# Pic of my new puppy



## rose139279 (Oct 9, 2008)

I have added a new pic of my mixed full mastiff of two mastiff breeds neo and old english. Hope you all enjoy.. 12 weeks old


----------



## BabyHusky (Jul 21, 2008)

soooo cute!!!! looks so huggable.


----------



## rannmiller (Jun 27, 2008)

His paws are the size of his head! That's so cute, he's going to be enormous!
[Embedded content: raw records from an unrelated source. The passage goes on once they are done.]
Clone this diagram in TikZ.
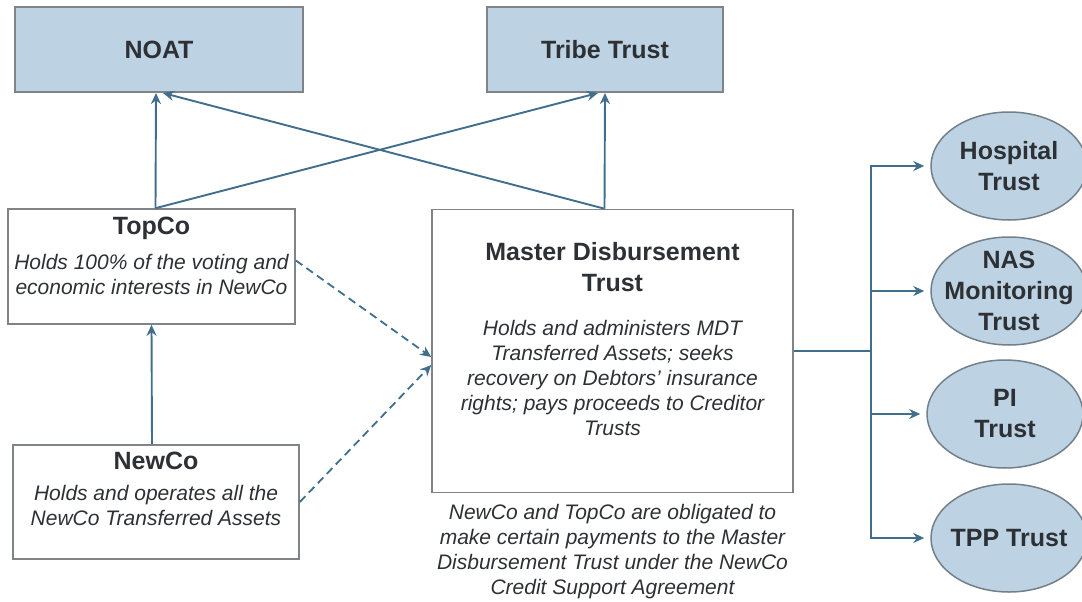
\documentclass[tikz,border=0pt]{standalone}
\usepackage{fontspec}
\setmainfont{Liberation Sans}
\usetikzlibrary{positioning,arrows.meta,shapes.geometric}

\definecolor{trustfill}{RGB}{189,211,227}
\definecolor{flow}{RGB}{64,110,140}
\definecolor{frame}{RGB}{128,132,136}
\definecolor{ink}{RGB}{45,48,52}

\begin{document}
\begin{tikzpicture}[
  x=1pt, y=-1pt,
  >={Stealth[length=11pt,width=10pt]},
  node distance=8pt,
  trust/.style={
    rectangle, draw=frame, fill=trustfill, line width=2pt,
    text=ink, font=\fontsize{25}{30}\selectfont\bfseries
  },
  entity/.style={rectangle, draw=frame, line width=1.6pt},
  heading/.style={align=center, inner sep=0pt, text=ink,
    font=\fontsize{25}{31}\selectfont\bfseries},
  note/.style={align=center, inner sep=0pt, text=ink,
    font=\fontsize{21}{25}\selectfont\itshape},
  ovaltext/.style={align=center, inner sep=0pt, text=ink,
    font=\fontsize{25}{31}\selectfont\bfseries},
  creditor/.style={ellipse, draw=frame!80!flow, fill=trustfill, line width=1.5pt,
    minimum width=156pt, minimum height=108pt, inner sep=0pt},
  arrow/.style={->, draw=flow, line width=1.9pt},
  owes/.style={->, draw=flow, line width=1.8pt, dash pattern=on 8pt off 5pt}
]
\useasboundingbox (0,0) rectangle (1082,602);

% top trusts
\node (noat) [trust, minimum width=288pt, minimum height=85pt] at (159,49.5) {NOAT};
\node (tribe) [trust, minimum width=236pt, minimum height=85pt] at (605,49.5) {Tribe Trust};

% companies
\node (topco) [entity, minimum width=287pt, minimum height=115pt] at (151.5,266.5) {};
\node (topcohead) [heading, below=9pt of topco.north] {TopCo};
\node (topconote) [note, below=14pt of topcohead]
  {Holds 100\% of the voting and\\economic interests in NewCo};

\node (newco) [entity, minimum width=286pt, minimum height=114pt] at (156,502) {};
\node (newcohead) [heading, below=8pt of newco.north] {NewCo};
\node (newconote) [note, below=15pt of newcohead]
  {Holds and operates all the\\NewCo Transferred Assets};

% master trust
\node (mdt) [entity, minimum width=361pt, minimum height=283pt] at (612.5,351) {};
\node (mdthead) [heading, below=33pt of mdt.north] {Master Disbursement\\Trust};
\node (mdtnote) [note, below=29pt of mdthead]
  {Holds and administers MDT\\Transferred Assets; seeks\\recovery on Debtors' insurance\\rights; pays proceeds to Creditor\\Trusts};
\node (support) [note, below=11pt of mdt]
  {NewCo and TopCo are obligated to\\make certain payments to the Master\\Disbursement Trust under the NewCo\\Credit Support Agreement};

% creditor trusts
\node (hospital) [creditor, label={[ovaltext]center:Hospital\\Trust}] at (1009,166) {};
\node (nas) [creditor, label={[ovaltext]center:NAS\\Monitoring\\Trust}] at (1009,291) {};
\node (pi) [creditor, label={[ovaltext]center:PI\\Trust}] at (1005,414) {};
\node (tpp) [creditor, label={[ovaltext]center:TPP Trust}] at (1009,538) {};

% ownership arrows
\draw[arrow] ([xshift=4pt]topco.north) -- ([xshift=-3pt]noat.south);
\draw[arrow] ([xshift=4pt]topco.north) -- ([xshift=-7pt]tribe.south);
\draw[arrow] ([xshift=-8pt]mdt.north) -- ([xshift=4pt]noat.south);
\draw[arrow] ([xshift=-8pt]mdt.north) -- (tribe.south);
\draw[arrow] ([xshift=-4pt]newco.north) -- (topco.south);

% payment obligations
\draw[owes] ([yshift=6pt]topco.east) -- ([yshift=-6pt]mdt.west);
\draw[owes] (newco.east) -- ([yshift=-14pt]mdt.west);

% distributions
\coordinate (fork) at ([xshift=77pt]mdt.east);
\draw[arrow] (mdt.east) -- (fork) |- ([xshift=-6pt]hospital.west);
\foreach \t in {nas,pi,tpp}
  \draw[arrow] (fork) |- ([xshift=-6pt]\t.west);
\end{tikzpicture}
\end{document}
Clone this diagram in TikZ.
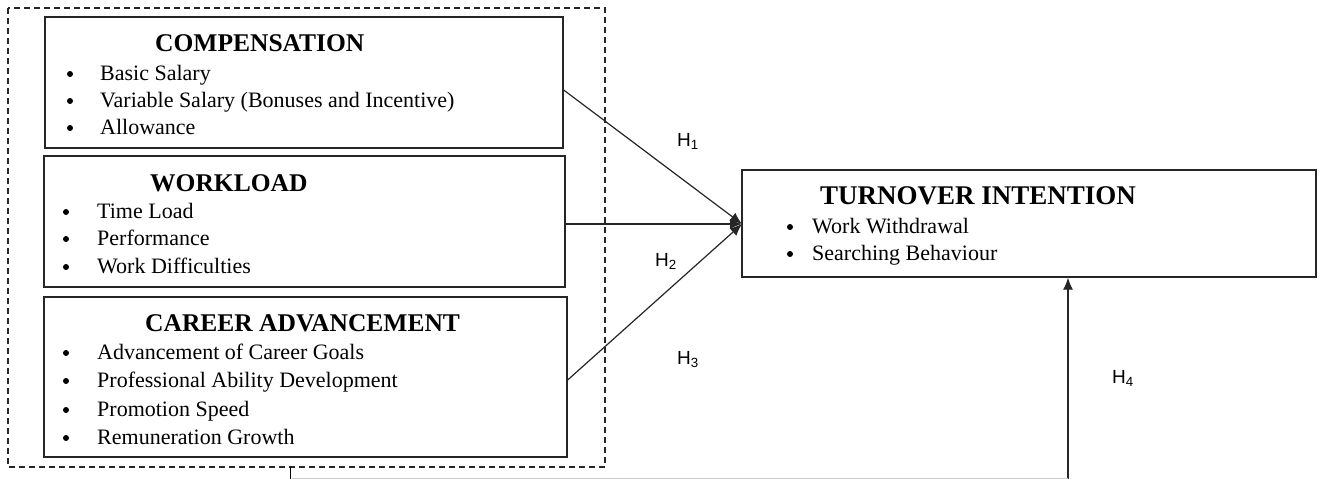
\documentclass[tikz,border=0pt]{standalone}
\usepackage{fontspec}
\setmainfont{Liberation Serif}
\newfontfamily\hfont{Liberation Sans}
\usetikzlibrary{arrows.meta}
\tikzset{
  box/.style={draw=black!85, line width=1.3pt},
  head/.style={anchor=base west, inner sep=0pt, font=\fontsize{25.5}{28}\selectfont\bfseries},
  item/.style={anchor=base west, inner sep=0pt, font=\fontsize{22}{24}\selectfont},
  bul/.style={circle, fill=black, inner sep=0pt, minimum size=6pt},
  hyp/.style={anchor=base west, inner sep=0pt, font=\hfont\fontsize{19}{21}\selectfont},
  conn/.style={draw=black!85, line width=1.2pt, -{Latex[length=12pt,width=10pt]}},
  grp/.style={draw=black!85, line width=1.1pt, dash pattern=on 6pt off 4pt},
}
\begin{document}
\begin{tikzpicture}[x=1pt,y=-1pt]
\useasboundingbox (0,0) rectangle (1322,479);
% dashed group
\draw[grp] (8,8) rectangle (605,467);
% boxes
\node[box, minimum width=518pt, minimum height=131pt, inner sep=0pt] (comp) at (304,82.5) {};
\node[box, minimum width=521pt, minimum height=131pt, inner sep=0pt] (work) at (304.5,221.5) {};
\node[box, minimum width=523pt, minimum height=160pt, inner sep=0pt] (career) at (305.5,377) {};
\node[box, minimum width=574pt, minimum height=107pt, inner sep=0pt] (turn) at (1029,223.5) {};
% compensation text
\node[head] (ch) at (155,51) {COMPENSATION};
\node[bul] (cb1) at (70,74) {}; \node[item] (c1) at (100,80) {Basic Salary};
\node[bul] (cb2) at (70,101) {}; \node[item] (c2) at (100,107) {Variable Salary (Bonuses and Incentive)};
\node[bul] (cb3) at (70,128) {}; \node[item] (c3) at (100,134) {Allowance};
% workload text
\node[head] (wh) at (150,191) {WORKLOAD};
\node[bul] (wb1) at (66,212) {}; \node[item] (w1) at (97,218) {Time Load};
\node[bul] (wb2) at (66,239) {}; \node[item] (w2) at (97,245) {Performance};
\node[bul] (wb3) at (66,267) {}; \node[item] (w3) at (97,273) {Work Difficulties};
% career text
\node[head] (kh) at (145,331) {CAREER ADVANCEMENT};
\node[bul] (kb1) at (66,353) {}; \node[item] (k1) at (97,359) {Advancement of Career Goals};
\node[bul] (kb2) at (66,381) {}; \node[item] (k2) at (97,387) {Professional Ability Development};
\node[bul] (kb3) at (66,410) {}; \node[item] (k3) at (97,416) {Promotion Speed};
\node[bul] (kb4) at (66,438) {}; \node[item] (k4) at (97,444) {Remuneration Growth};
% turnover text
\node[head, font=\fontsize{27}{29}\selectfont\bfseries] (th) at (820,204) {TURNOVER INTENTION};
\node[bul] (tb1) at (790,227) {}; \node[item] (t1) at (812,233) {Work Withdrawal};
\node[bul] (tb2) at (790,254) {}; \node[item] (t2) at (812,260) {Searching Behaviour};
% connectors
\coordinate (tgt) at (742,224);
\draw[conn] (comp.east |- 0,90) -- (tgt);
\draw[conn] (work.east |- tgt) -- (tgt);
\draw[conn] (career.east |- 0,380) -- (tgt);
\coordinate (bot) at (1068,479);
\draw[conn] (bot) -- (turn.south -| bot);
\coordinate (stubtop) at (290,467);
\coordinate (stubbot) at (290,479);
\draw[line width=1pt] (stubtop) -- (stubbot);
\draw[black!20, line width=0.8pt] (292,478.5) -- (bot |- 0,478.5);
% hypothesis labels
\node[hyp] (h1) at (677,146) {H\textsubscript{1}};
\node[hyp] (h2) at (655,266) {H\textsubscript{2}};
\node[hyp] (h3) at (677,364) {H\textsubscript{3}};
\node[hyp] (h4) at (1112,383) {H\textsubscript{4}};
\end{tikzpicture}
\end{document}
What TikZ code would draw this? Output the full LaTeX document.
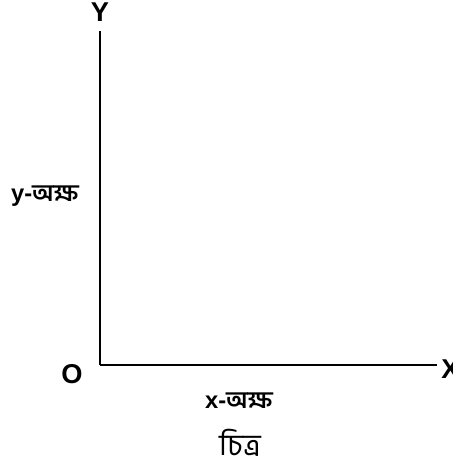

A big, enormous snuggle bug.


----------



## Rexandbaby (Aug 4, 2008)

My first thought was, "My what big Paws you have!"


----------



## rose139279 (Oct 9, 2008)

Yes, he has very big paws and even the vet. agrees that he is going to be a very big dog when he is fully grown. He loves his mom, dad and extented family. He is such a little heart throbb already!!!


----------



## sunshine0805 (Sep 8, 2008)

OMG, he's gonna be huge! He may not eat much now, but - wait for it - get out the wheelbarrow to haul the dog food home, lol!! He looks sooooo precious!


----------



## apbtproud (Aug 22, 2008)

Awh I can't wait to see pics each time he gets bigger...


----------



## TurnerPack (Aug 22, 2008)

I can't wait to see him grow up as well! Congrats on the little guy!


----------